My mom gave me my first diary when I was nine years old, a birthday present that promised immortality for my brilliant observations of the world. It had a bubble gum pink vinyl cover with a picture of a teenager sitting on the floor, her body folded into a V, legs scissoring in the air, toes pointed like a ballerina’s. She held a black telephone handset in one hand (yes, we’re talking very old school here) and wrapped the serpentine cord around the other. Her pony tail flipped out in a curl. I could never figure out who she was talking to, but it was certainly someone more popular than I.
There I was, an awkward little kid with widely spaced teeth too big for my face, ears jutting like trowels from my head, jealous of a cartoon character of a girl as realistically drawn as Wonder Woman. Besides the beauty queen on the cover of my diary, one of the other things I loved was the silver lock at the edge of the pages and the two keys that would keep my words private, my inner world a secret from my prying public. As if.
The problem I had with my new diary was the same problem that faced the whole class. I had a dearth of words to write, an anemic bunch of experiences to record. My first entry reflected my life. I got up, got dressed, walked to school, sat in class and studied, stopped off at Perry’s store where my dime bought a package of chocolate Tastykakes, walked home, and went to bed after dinner and some TV time. At nine, my middle class life was predictably boring. The most interesting parts were also those I could not record because no lock would keep mom’s nosy eyes out of the pages of my diary, and no teenage cartoon coquette could heft a shield strong enough to protect my thoughts. My intuition kept me silent.
I suspect many little girls would have sensed our deepest thoughts should be kept to ourselves and never written, even in a lockable diary. The conflicts we had with our families and the worries we had about ourselves were not for public sharing. Mom might have given me a diary but she didn’t really want me to write what I thought about my world. Eventually the boring sameness that I could safely record each day even bored me. It wasn’t interesting to write or read, so I quit.

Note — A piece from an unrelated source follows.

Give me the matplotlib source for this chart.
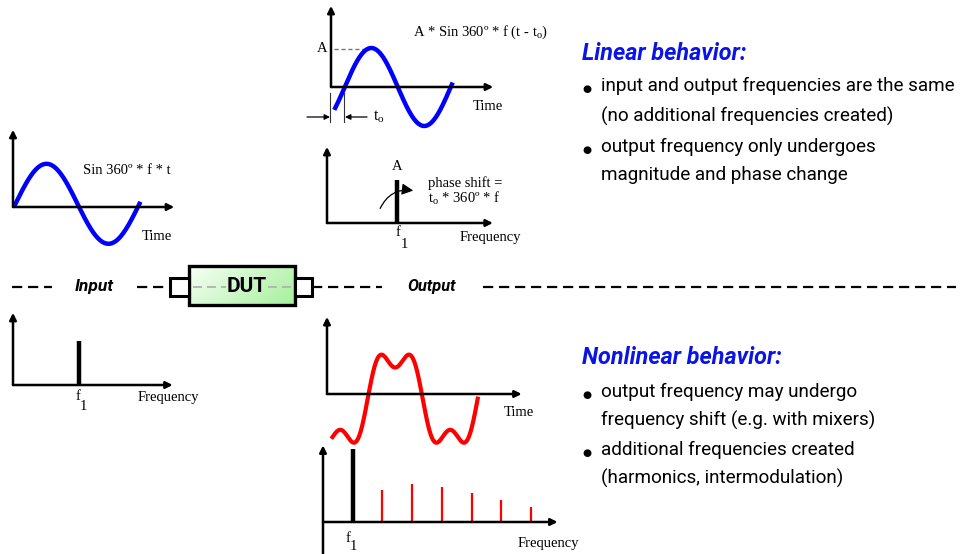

Decades later I wish I had that pink diary. I’m certain there were a few descriptions I’d love to have at hand, maybe the way the wax paper wrapper had to be gently pried from my Tastykakes to preserve the frosting, or the sound of cracking ice as I stepped onto a frozen puddle and skidded a few inches. Perhaps I recorded the yellow sky that arched over our house because wherever I looked, the blue of artists’ paintings never showed up over Trenton. Maybe I wrote about the parades that marched down Parkway Avenue, passing our corner on their way to glory. The itch of my wool skirts, the way my baby sister cooed at me, that my little brother learned jujitsu moves. I don’t know. All I do know is that I gave up trying to write in my diary. Someplace between my surrendered pencil and our family’s move first to Hawaii and then to California, the pink diary didn’t make it. Probably got tossed in a bin, another worthless token too expensive to cart from place to place.
My current journal is likely similar to one you might keep. I write on my computer, the pages protected by a password locked in a virtual file marked “Journal.” Not an original undertaking but an easy one for me to access. I can keyboard write even when the aches in my hands won’t put up with marking an inky scrawl. A close friend writes in leather bound journals using a code she created years ago. She’s diligent in recording her thoughts and vigilant in maintaining her privacy. Another friend writes in well crafted Moleskin books that will keep for decades, filling a dozen or so every year.
As a writer, the value of keeping a diary or journal is the rich description of experiences I might be wise enough to record. Journaling can be a window into authentic details I might otherwise have forgotten but can now include in my current story. The black landline telephone drawn on the cover of my pink diary is no longer a common device. Readers might have no idea what I’m writing about from personal encounter in the 1950s, but hopefully my words, culled from remembering the cover of a diary long gone, convey an image they can envision. Journals can provide detailed passages about the incidents and items that make stories ring true. They are sometimes an incentive to write. If I have trouble kick starting my writing muse, I can look to my journal as an opportunity to write every day. I get to write about anything that inspires or incites me, and about every common thing I want to record.
I might call it a diary; you might prefer the word journal. It’s writing it that’s most important. It may prove to be the source of an authentic voice, a description of an article that makes my story ring true. Readers will crow about how I, brilliant writer, drop them into the middle of my story and keep them in suspense as they read the genuine details that assure them I really know what I’m talking about. And that’s just where I want them to be, no locks or keys keeping them at bay. Just a reader and my book, tight as a teenage girl and her phone.